• **Problem to solve**: Only the lines from the top of the records below through the line containing "Chart.register(...registerables);" should be printed, exactly and without pictures.

--- Dataset records ---

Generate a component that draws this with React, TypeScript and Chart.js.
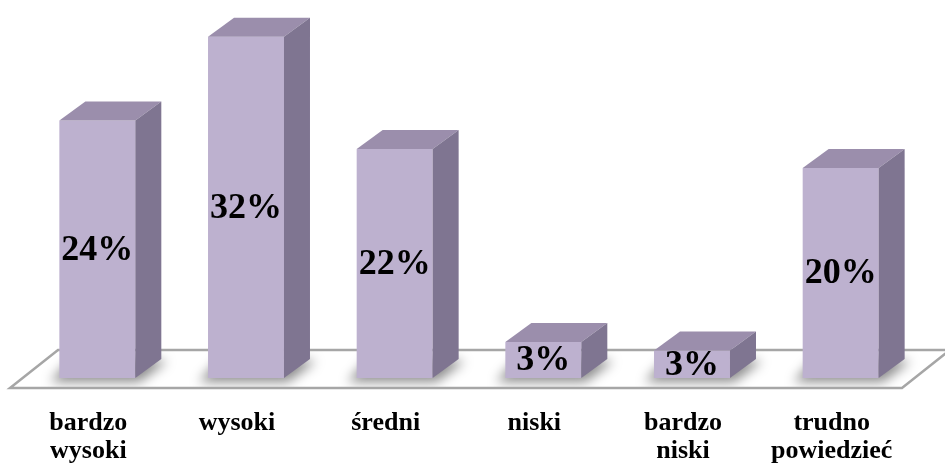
import React, { useEffect, useRef } from "react";
import { Chart, registerables } from "chart.js";

Chart.register(...registerables);

const categories: string[][] = [
  ["bardzo", "wysoki"],
  ["wysoki"],
  ["średni"],
  ["niski"],
  ["bardzo", "niski"],
  ["trudno", "powiedzieć"],
];
const values: number[] = [24.3, 32.2, 21.6, 3.4, 2.6, 19.8];
const yMax = 35;

const FRONT = "#BDB1CF";
const TOP = "#9B8EAC";
const SIDE = "#7F7591";
const DX = 26;
const DY = 19;
const SERIF = '"Liberation Serif", "Times New Roman", Times, serif';

function poly(ctx: CanvasRenderingContext2D, pts: number[][]) {
  ctx.beginPath();
  ctx.moveTo(pts[0][0], pts[0][1]);
  for (let i = 1; i < pts.length; i++) ctx.lineTo(pts[i][0], pts[i][1]);
  ctx.closePath();
}

const bar3d = {
  id: "bar3d",
  beforeDatasetsDraw(chart: any) {
    const { ctx, chartArea } = chart;
    const b = chartArea.bottom;
    const floor = [
      [chartArea.left - 13, b + 10],
      [chartArea.right - 13, b + 10],
      [chartArea.right + 35, b - 28],
      [chartArea.left + 35, b - 28],
    ];
    ctx.save();
    poly(ctx, floor);
    ctx.fillStyle = "#ffffff";
    ctx.fill();
    ctx.clip();
    ctx.filter = "blur(6px)";
    ctx.fillStyle = "rgba(0,0,0,0.45)";
    const meta = chart.getDatasetMeta(0);
    meta.data.forEach((el: any) => {
      const { x, width, base } = el.getProps(["x", "width", "base"], true);
      const L = x - width / 2;
      const R = x + width / 2;
      poly(ctx, [
        [L - 9, base + 4],
        [R + 4, base + 4],
        [R + DX + 6, base - DY + 2],
        [L + DX - 9, base - DY - 6],
      ]);
      ctx.fill();
    });
    ctx.restore();
    ctx.save();
    poly(ctx, floor);
    ctx.strokeStyle = "#A6A6A6";
    ctx.lineWidth = 2.5;
    ctx.stroke();
    ctx.restore();
  },
  afterDatasetsDraw(chart: any) {
    const { ctx, chartArea } = chart;
    const meta = chart.getDatasetMeta(0);
    ctx.save();
    meta.data.forEach((el: any, i: number) => {
      const { x, y, width, base } = el.getProps(["x", "y", "width", "base"], true);
      const L = x - width / 2;
      const R = x + width / 2;
      poly(ctx, [
        [L, y],
        [R, y],
        [R + DX, y - DY],
        [L + DX, y - DY],
      ]);
      ctx.fillStyle = TOP;
      ctx.fill();
      poly(ctx, [
        [R, y],
        [R + DX, y - DY],
        [R + DX, base - DY],
        [R, base],
      ]);
      ctx.fillStyle = SIDE;
      ctx.fill();

      const v = chart.data.datasets[0].data[i];
      const txt = Math.round(v) + "%";
      ctx.font = "bold 36px " + SERIF;
      ctx.fillStyle = "#000000";
      ctx.textAlign = "center";
      ctx.textBaseline = "middle";
      ctx.fillText(txt, x, (y + base) / 2 + 1);
    });

    const xs = chart.scales.x;
    const b = chartArea.bottom;
    ctx.font = "bold 26px " + SERIF;
    ctx.fillStyle = "#000000";
    ctx.textAlign = "center";
    ctx.textBaseline = "alphabetic";
    chart.data.labels.forEach((lab: string[], i: number) => {
      const cx = xs.getPixelForValue(i) - 9;
      lab.forEach((line: string, j: number) => {
        ctx.fillText(line, cx, b + 52 + j * 28);
      });
    });
    ctx.restore();
  },
};

export default function App() {
  const ref = useRef<HTMLCanvasElement | null>(null);
  useEffect(() => {
    if (!ref.current) return;
    const chart = new Chart(ref.current, {
      type: "bar",
      data: {
        labels: categories as any,
        datasets: [
          {
            data: values,
            backgroundColor: FRONT,
            borderWidth: 0,
            barPercentage: 0.511,
            categoryPercentage: 1,
          },
        ],
      },
      options: {
        animation: false,
        responsive: true,
        maintainAspectRatio: false,
        layout: { padding: { top: 7, bottom: 91, left: 23, right: 30 } },
        plugins: {
          legend: { display: false },
          tooltip: { enabled: false },
        },
        scales: {
          x: { display: false },
          y: { display: false, min: 0, max: yMax },
        },
      },
      plugins: [bar3d],
    });
    return () => chart.destroy();
  }, []);
  return (
    <div
      style={{
        position: "absolute",
        left: 0,
        top: 0,
        width: 945,
        height: 469,
        background: "#ffffff",
      }}
    >
      <canvas ref={ref} />
    </div>
  );
}
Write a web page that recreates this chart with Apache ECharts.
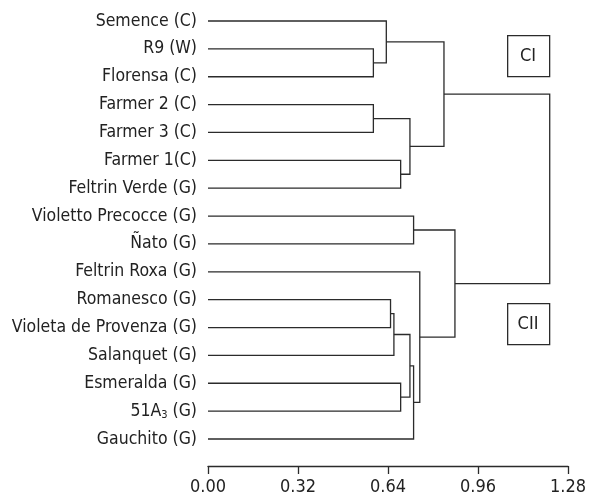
<!DOCTYPE html>
<html>
<head>
<meta charset="utf-8">
<script src="https://cdn.jsdelivr.net/npm/echarts@6/dist/echarts.min.js"></script>
<style>html,body{margin:0;padding:0;background:#fff}#c{width:590px;height:503px}</style>
</head>
<body>
<div id="c"></div>
<script>
// Leaves, top to bottom
var leaves = ['Semence (C)','R9 (W)','Florensa (C)','Farmer 2 (C)','Farmer 3 (C)','Farmer 1(C)','Feltrin Verde (G)',
  'Violetto Precocce (G)','Ñato (G)','Feltrin Roxa (G)','Romanesco (G)','Violeta de Provenza (G)','Salanquet (G)',
  'Esmeralda (G)','51A3 (G)','Gauchito (G)'];
// Linkage: child A, child B (leaf index < 16, else cluster id = 16 + row), merge height
var mergeA = [1, 3, 10, 0, 12, 5, 13, 17, 20, 24, 7, 9, 19, 26, 28];
var mergeB = [2, 4, 11, 16, 18, 6, 14, 21, 22, 15, 8, 25, 23, 27, 29];
var mergeH = [0.588, 0.588, 0.649, 0.634, 0.661, 0.685, 0.685, 0.718, 0.718, 0.731, 0.731, 0.753, 0.839, 0.878, 1.215];
var xTicks = [0, 0.32, 0.64, 0.96, 1.28];
var clusterLabels = ['CI', 'CII'];

var FONT = "'DejaVu Sans Condensed',sans-serif";
var n = leaves.length;
var nodeY = [], nodeH = [];
for (var i = 0; i < n; i++) { nodeY[i] = i; nodeH[i] = 0; }
var data = [];
for (var k = 0; k < mergeA.length; k++) {
  var a = mergeA[k], b = mergeB[k];
  nodeY[n + k] = (nodeY[a] + nodeY[b]) / 2;
  nodeH[n + k] = mergeH[k];
  data.push([nodeH[a], nodeY[a], mergeH[k], nodeY[b], nodeH[b]]);
}

var LINE = '#2b2b2b';
var chart = echarts.init(document.getElementById('c'), null, {renderer: 'canvas'});
chart.setOption({
  animation: false,
  grid: {left: 208, right: 22, top: 21, bottom: 64},
  xAxis: {
    type: 'value', min: xTicks[0], max: xTicks[xTicks.length - 1], interval: xTicks[1] - xTicks[0],
    position: 'bottom', offset: 27,
    axisLine: {show: true, onZero: false, lineStyle: {color: LINE, width: 1.3}},
    axisTick: {show: true, inside: false, length: 8, lineStyle: {color: LINE, width: 1.3}},
    splitLine: {show: false},
    axisLabel: {fontFamily: FONT, fontSize: 18, color: '#222', margin: 12,
      formatter: function (v) { return v.toFixed(2); }, showMaxLabel: true, showMinLabel: true}
  },
  yAxis: {
    type: 'value', inverse: true, min: 0, max: n - 1, interval: 1,
    axisLine: {show: false}, axisTick: {show: false}, splitLine: {show: false},
    axisLabel: {margin: 11, fontFamily: FONT, fontSize: 17.5, color: '#222',
      formatter: function (v) {
        var s = leaves[v];
        if (s === undefined) return '';
        if (s.indexOf('51A3') === 0) return '{a|51A}{s|3}{a|' + s.slice(4) + '}';
        return s;
      },
      rich: {a: {fontFamily: FONT, fontSize: 17.5, color: '#222'},
             s: {fontFamily: FONT, fontSize: 11, color: '#222', verticalAlign: 'bottom', padding: [9, 0, 0, 0]}}
    }
  },
  series: [{
    type: 'custom',
    data: data,
    encode: {x: [0, 2, 4], y: [1, 3]},
    renderItem: function (params, api) {
      var p1 = api.coord([api.value(0), api.value(1)]);
      var p2 = api.coord([api.value(2), api.value(1)]);
      var p3 = api.coord([api.value(2), api.value(3)]);
      var p4 = api.coord([api.value(4), api.value(3)]);
      return {type: 'polyline', shape: {points: [p1, p2, p3, p4]},
        style: {stroke: LINE, lineWidth: 1.3, fill: null}};
    }
  }],
  graphic: [
    {type: 'rect', left: 507, top: 35, shape: {width: 42, height: 41}, style: {stroke: LINE, lineWidth: 1.3, fill: '#fff'}},
    {type: 'text', x: 528, y: 56, style: {text: clusterLabels[0], font: '18px ' + FONT, fill: '#222', align: 'center', verticalAlign: 'middle'}},
    {type: 'rect', left: 507, top: 303, shape: {width: 42, height: 41}, style: {stroke: LINE, lineWidth: 1.3, fill: '#fff'}},
    {type: 'text', x: 528, y: 324, style: {text: clusterLabels[1], font: '18px ' + FONT, fill: '#222', align: 'center', verticalAlign: 'middle'}}
  ]
});
</script>
</body>
</html>
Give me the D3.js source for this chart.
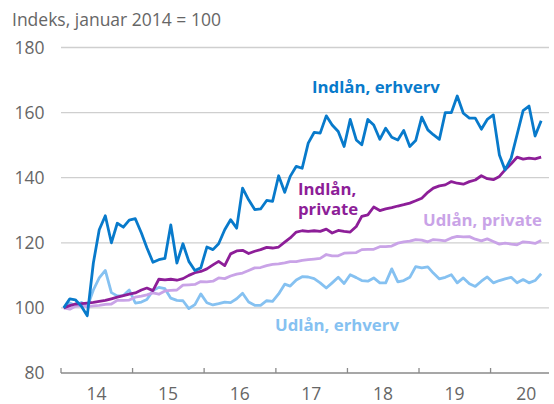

---

• **Output for this task**:
Generate a component that draws this with React, TypeScript and Chart.js.
import React, { useEffect, useRef } from "react";
import { Chart, registerables } from "chart.js";

Chart.register(...registerables);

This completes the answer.